For all the promise in leadership, so long has passed without serious global actions on climate change that big doses of warming are all but inevitable. In the early 1990s, when the climate issue was first reliably on the global political agenda, a plan to cut emissions over decades—modestly at first, then quickly—would be bearing fruit by now. That didn’t happen, and with delay the cuts needed to stop warming have multiplied. It is possible that even cutting global emissions essentially to zero won’t be enough because most of the pollutants that cause warming are long-lived in the atmosphere. The full effects of swift action to cut emissions filter though the climate system over decades or longer.

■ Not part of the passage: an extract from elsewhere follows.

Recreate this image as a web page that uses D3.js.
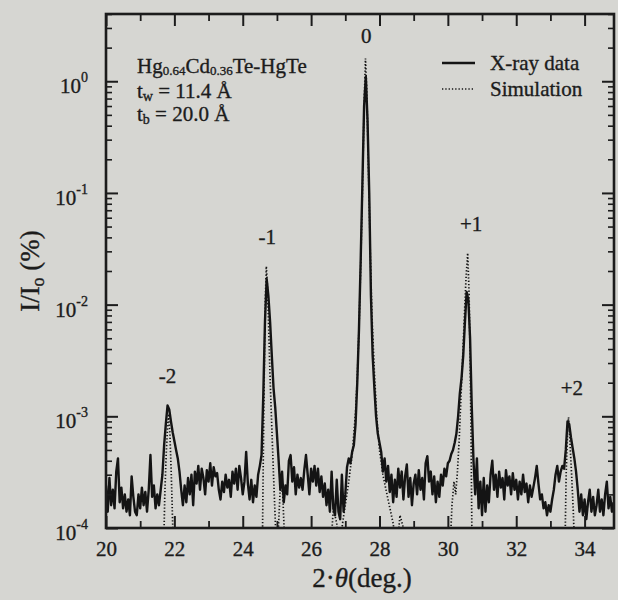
<!DOCTYPE html>
<html>
<head>
<meta charset="utf-8">
<script src="https://cdn.jsdelivr.net/npm/d3@7"></script>
<style>
body{margin:0;background:#d6d6d2;}
svg{display:block;}
text{font-family:"Liberation Serif","DejaVu Serif",serif;fill:#1c1c1c;stroke:#1c1c1c;stroke-width:0.35px;}
</style>
</head>
<body>
<svg></svg>
<script>
// scan: 2theta from 20.00 deg in 0.05 deg steps, intensity in %
var scanStart = 20;
var scanStep = 0.05;
var xrayIntensity = [
 2.4e-4,1.4e-4,2.8e-4,1.6e-4,2.2e-4,1.5e-4,3.2e-4,4.2e-4,1.7e-4,2.3e-4,1.5e-4,2.0e-4,1.4e-4,1.8e-4,1.3e-4,2.9e-4,1.9e-4,1.4e-4,1.3e-4,2.0e-4,
 1.5e-4,2.3e-4,1.6e-4,2.1e-4,1.4e-4,2.2e-4,4.5e-4,1.9e-4,2.4e-4,1.5e-4,2.0e-4,1.6e-4,2.2e-4,3.0e-4,5.5e-4,8.5e-4,1.25e-3,1.15e-3,9.0e-4,7.2e-4,
 6.0e-4,5.0e-4,4.2e-4,3.2e-4,2.2e-4,1.6e-4,2.4e-4,1.7e-4,2.8e-4,2.0e-4,3.0e-4,1.6e-4,3.2e-4,2.5e-4,3.6e-4,2.2e-4,3.4e-4,2.8e-4,2.0e-4,3.3e-4,
 2.6e-4,3.8e-4,2.4e-4,3.5e-4,2.9e-4,3.1e-4,2.2e-4,1.8e-4,2.6e-4,2.1e-4,3.0e-4,2.3e-4,2.7e-4,1.9e-4,3.2e-4,2.5e-4,3.4e-4,2.2e-4,3.6e-4,2.8e-4,
 2.0e-4,2.6e-4,4.8e-4,2.5e-4,1.8e-4,2.7e-4,1.7e-4,2.4e-4,1.9e-4,3.0e-4,3.6e-4,4.5e-4,1.5e-3,7.0e-3,1.7e-2,1.2e-2,7.0e-3,3.5e-3,1.8e-3,1.2e-3,
 7.0e-4,4.0e-4,2.2e-4,3.2e-4,1.7e-4,2.4e-4,2.0e-4,4.0e-4,4.5e-4,2.6e-4,3.5e-4,2.0e-4,3.0e-4,2.3e-4,2.8e-4,2.2e-4,3.3e-4,4.5e-4,3.0e-4,2.0e-4,
 3.4e-4,2.6e-4,3.6e-4,2.4e-4,3.4e-4,2.1e-4,2.9e-4,1.9e-4,2.5e-4,1.6e-4,2.2e-4,1.4e-4,3.2e-4,1.5e-4,1.3e-4,2.7e-4,1.4e-4,1.2e-4,3.0e-4,1.4e-4,
 2.0e-4,3.5e-4,4.2e-4,3.8e-4,4.8e-4,5.5e-4,8.5e-4,2.0e-3,6.0e-3,2.5e-2,0.12,0.6,1.1,0.45,0.1,1.2e-2,3.5e-3,1.8e-3,1.0e-3,7.0e-4,
 5.8e-4,4.8e-4,3.2e-4,4.2e-4,2.6e-4,3.6e-4,2.1e-4,3.0e-4,1.7e-4,2.7e-4,1.9e-4,3.4e-4,2.3e-4,3.2e-4,1.8e-4,2.9e-4,3.7e-4,1.9e-4,2.8e-4,1.6e-4,
 2.5e-4,3.0e-4,2.0e-4,3.3e-4,2.2e-4,2.8e-4,1.8e-4,3.8e-4,4.4e-4,2.6e-4,3.2e-4,2.0e-4,2.9e-4,1.7e-4,2.6e-4,1.9e-4,3.0e-4,2.4e-4,3.4e-4,2.9e-4,
 3.8e-4,4.0e-4,4.6e-4,5.0e-4,5.8e-4,7.0e-4,1.0e-3,1.6e-3,2.2e-3,3.5e-3,7.0e-3,1.3e-2,1.1e-2,5.0e-3,1.2e-3,4.0e-4,2.0e-4,4.2e-4,1.5e-4,2.6e-4,
 1.3e-4,2.8e-4,1.4e-4,2.4e-4,1.7e-4,3.0e-4,4.0e-4,2.2e-4,3.0e-4,1.9e-4,3.2e-4,2.3e-4,2.8e-4,1.8e-4,3.3e-4,2.4e-4,2.9e-4,2.0e-4,3.1e-4,2.2e-4,
 2.7e-4,1.8e-4,2.6e-4,2.0e-4,3.0e-4,2.1e-4,2.5e-4,1.7e-4,2.4e-4,1.9e-4,2.3e-4,2.8e-4,3.6e-4,2.5e-4,1.8e-4,2.0e-4,1.5e-4,1.7e-4,1.3e-4,1.6e-4,
 1.4e-4,1.8e-4,2.2e-4,3.0e-4,3.6e-4,2.6e-4,3.2e-4,3.6e-4,3.4e-4,5.0e-4,9.0e-4,8.5e-4,6.5e-4,5.2e-4,4.2e-4,3.2e-4,2.2e-4,1.4e-4,2.0e-4,1.3e-4,
 1.8e-4,1.2e-4,1.7e-4,2.2e-4,1.4e-4,1.9e-4,1.3e-4,1.6e-4,2.2e-4,1.4e-4,1.8e-4,1.3e-4,2.0e-4,2.6e-4,1.5e-4,1.9e-4,1.4e-4,1.7e-4
];

var simAngles = [
 21.68,21.72,21.76,21.80,21.83,21.87,21.91,21.95,21.98,
 24.57,24.60,24.63,24.66,24.69,24.72,24.76,24.80,24.85,24.90,24.95,25.00,25.10,25.17,25.25,
 26.55,26.65,26.75,26.82,26.92,27.00,27.10,27.20,27.30,27.35,27.40,27.45,27.50,27.55,27.59,27.63,27.68,27.73,27.78,27.85,27.92,28.00,28.10,28.25,28.40,28.50,28.60,28.70,28.78,
 30.05,30.12,30.18,30.23,30.28,30.33,30.38,30.43,30.48,30.53,30.58,30.62,30.65,30.68,30.71,
 33.42,33.46,33.50,33.53,33.57,33.62,33.67,33.72
];
var simValues = [
 5e-5,2.0e-4,4.5e-4,8.0e-4,1.05e-3,7.0e-4,3.0e-4,1.1e-4,5e-5,
 5e-5,4e-4,2.5e-3,1.1e-2,2.2e-2,1.5e-2,6e-3,2.2e-3,8e-4,3e-4,1.2e-4,5e-5,2.4e-4,2.0e-4,5e-5,
 5e-5,1.5e-4,1.1e-4,6e-5,1.1e-4,1.6e-4,2.6e-4,4.5e-4,1.1e-3,2.2e-3,6e-3,2.2e-2,0.1,0.6,1.6,0.8,0.15,3e-2,8e-3,2.5e-3,1.0e-3,5e-4,3e-4,1.8e-4,1.1e-4,6e-5,1.3e-4,1.0e-4,5e-5,
 5e-5,1.6e-4,2.6e-4,2.0e-4,3.2e-4,6e-4,1.4e-3,3.2e-3,7.5e-3,1.7e-2,2.9e-2,1.3e-2,3.5e-3,6e-4,5e-5,
 5e-5,3e-4,7e-4,9.8e-4,6e-4,3e-4,1.4e-4,5e-5
];

var peakLabels = ["-2","-1","0","+1","+2"];
var peakAngles = [21.80,24.72,27.61,30.68,33.63];

var xMajorTicks = [20,22,24,26,28,30,32,34];
var xMinorTicks = [21,23,25,27,29,31,33];
var yMajorTicks = [1e-4,1e-3,1e-2,1e-1,1e0];
var yExponents = ["-4","-3","-2","-1","0"];

var legendNames = ["X-ray data","Simulation"];

var screen = {width:618,height:600}
var margins = {left:106,right:4,top:14,bottom:72}
var graph = {
    width:screen.width-margins.left-margins.right,
    height:screen.height-margins.top-margins.bottom
}

var svg = d3.select("svg")
    .attr("width",screen.width)
    .attr("height",screen.height)

var xScale = d3.scaleLinear()
    .domain([20,34.86])
    .range([0,graph.width])

var yScale = d3.scaleLog()
    .domain([1e-4,4])
    .range([graph.height,0])

var target = svg.append("g")
    .attr("transform","translate("+margins.left+","+margins.top+")")

target.append("clipPath")
    .attr("id","plotclip")
    .append("rect")
    .attr("width",graph.width)
    .attr("height",graph.height)

// lines
var xrayPoints = xrayIntensity.map(function(v,i){
    return {angle:scanStart+i*scanStep, value:v}
})
var simPoints = simAngles.map(function(a,i){
    return {angle:a, value:simValues[i]}
})

var lineGenerator = d3.line()
    .x(function(d){return xScale(d.angle)})
    .y(function(d){return yScale(d.value)})

var plot = target.append("g").attr("clip-path","url(#plotclip)")

plot.append("path")
    .datum(xrayPoints)
    .attr("d",lineGenerator)
    .attr("fill","none")
    .attr("stroke","#141414")
    .attr("stroke-width",2.4)
    .attr("stroke-linejoin","round")

plot.append("path")
    .datum(simPoints)
    .attr("d",lineGenerator)
    .attr("fill","none")
    .attr("stroke","#141414")
    .attr("stroke-width",1.7)
    .attr("stroke-dasharray","1.3,2")

// axes, ticks pointing inward
var addAxis = function(axis,transform,width)
{
    var g = target.append("g")
        .attr("transform",transform)
        .call(axis)
    g.select(".domain").remove()
    g.selectAll("line").attr("stroke","#1c1c1c").attr("stroke-width",width)
    return g
}

addAxis(d3.axisBottom(xScale).tickValues(xMajorTicks).tickSize(-12).tickPadding(13)
    .tickFormat(function(d){return d}),
    "translate(0,"+graph.height+")",2)
    .selectAll("text").attr("font-size",21).attr("font-family",null).attr("fill",null)
addAxis(d3.axisBottom(xScale).tickValues(xMinorTicks).tickSize(-7).tickFormat(""),
    "translate(0,"+graph.height+")",1.8)
addAxis(d3.axisTop(xScale).tickValues(xMajorTicks).tickSize(-12).tickFormat(""),"translate(0,0)",2)
addAxis(d3.axisTop(xScale).tickValues(xMinorTicks).tickSize(-7).tickFormat(""),"translate(0,0)",1.8)

var yMinor = yScale.ticks().filter(function(v){
    return yMajorTicks.indexOf(v)<0
})
addAxis(d3.axisLeft(yScale).tickValues(yMajorTicks).tickSize(-12).tickFormat(""),"translate(0,0)",2)
addAxis(d3.axisLeft(yScale).tickValues(yMinor).tickSize(-6).tickFormat(""),"translate(0,0)",1.6)
addAxis(d3.axisRight(yScale).tickValues(yMajorTicks).tickSize(-12).tickFormat(""),
    "translate("+graph.width+",0)",2)
addAxis(d3.axisRight(yScale).tickValues(yMinor).tickSize(-6).tickFormat(""),
    "translate("+graph.width+",0)",1.6)

target.append("rect")
    .attr("width",graph.width)
    .attr("height",graph.height)
    .attr("fill","none")
    .attr("stroke","#1c1c1c")
    .attr("stroke-width",2.6)

// y tick labels 10^n
var yLabels = target.append("g")
    .selectAll("text")
    .data(yMajorTicks)
    .enter()
    .append("text")
    .attr("x",-18)
    .attr("y",function(d){return yScale(d)+12})
    .attr("text-anchor","end")
    .attr("font-size",21)
yLabels.append("tspan").text("10")
yLabels.append("tspan")
    .attr("font-size",14)
    .attr("dy",-11)
    .text(function(d,i){return yExponents[i]})

// peak order labels
var peakTop = function(angle)
{
    var near = xrayPoints.concat(simPoints).filter(function(p){
        return Math.abs(p.angle-angle)<0.15
    })
    return d3.max(near,function(p){return p.value})
}
target.append("g")
    .selectAll("text")
    .data(peakLabels)
    .enter()
    .append("text")
    .attr("x",function(d,i){return xScale(peakAngles[i])})
    .attr("y",function(d,i){return Math.max(yScale(peakTop(peakAngles[i]))-22,29)})
    .attr("text-anchor","middle")
    .attr("font-size",21)
    .text(function(d){return d})

// sample annotation
var note = svg.append("g").attr("font-size",21)
var line1 = note.append("text").attr("x",137).attr("y",73)
line1.append("tspan").text("Hg")
line1.append("tspan").attr("font-size",13).attr("dy",2).text("0.64")
line1.append("tspan").attr("dy",-2).text("Cd")
line1.append("tspan").attr("font-size",13).attr("dy",2).text("0.36")
line1.append("tspan").attr("dy",-2).text("Te-HgTe")
var line2 = note.append("text").attr("x",137).attr("y",98)
line2.append("tspan").text("t")
line2.append("tspan").attr("font-size",14).attr("dy",3).text("w")
line2.append("tspan").attr("dy",-3).text(" = 11.4 Å")
var line3 = note.append("text").attr("x",137).attr("y",121)
line3.append("tspan").text("t")
line3.append("tspan").attr("font-size",14).attr("dy",3).text("b")
line3.append("tspan").attr("dy",-3).text(" = 20.0 Å")

// legend
var legend = svg.append("g")
    .selectAll("g")
    .data(legendNames)
    .enter()
    .append("g")
    .attr("transform",function(d,i){return "translate(442,"+(63+i*26)+")"})
legend.append("line")
    .attr("x1",0).attr("x2",33)
    .attr("stroke","#141414")
    .attr("stroke-width",function(d,i){return i==0?2.4:1.7})
    .attr("stroke-dasharray",function(d,i){return i==0?null:"1.3,2"})
legend.append("text")
    .attr("x",48).attr("y",7)
    .attr("font-size",21)
    .text(function(d){return d})

// axis titles
var xTitle = svg.append("text")
    .attr("x",margins.left+graph.width/2+2)
    .attr("y",587)
    .attr("text-anchor","middle")
    .attr("font-size",27)
xTitle.append("tspan").text("2·")
xTitle.append("tspan").attr("font-style","italic").text("θ")
xTitle.append("tspan").text("(deg.)")

var yTitle = svg.append("text")
    .attr("transform","translate(39,271) rotate(-90)")
    .attr("text-anchor","middle")
    .attr("font-size",27)
yTitle.append("tspan").text("I/I")
yTitle.append("tspan").attr("font-size",18).attr("dy",5).text("o")
yTitle.append("tspan").attr("dy",-5).text(" (%)")
</script>
</body>
</html>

Climate leaders, particularly those in San Francisco, have a lot to offer on this front. The leaders have done the most to demonstrate how to make deep cuts in short-lived “super-pollutants.” Examples include soot, which comes from diesel engines, primitive cookstoves, and a host of other sources, along with methane and a slew of potent industrial gases. Careful spadework by firms and some environmental groups have assessed how to cut a big source of methane leaks—from oil and gas drilling and piping. Others have charted cuts in soot, which is particularly promising because lowered soot helps the climate and is also a major benefit for human health.

A lot more work is still needed, including on technologies that can scrub carbon dioxide directly from the air. Current estimates are that perhaps as much as 500 to 1,000 billion tons of carbon dioxide have to be captured by 2100 to avoid catastrophic climate disruption.

While the politics of climate action keep grinding on, governments must make much bigger efforts to manage climate impacts.

It took nearly three decades for all the talk about global warming to inspire today’s level of action—fragmented, diffused, inadequate as it is. Let’s not let the same long period lapse before waking up to all the impacts. Avoiding catastrophic changes in the climate is a race against time and inaction; it is a race that must be won.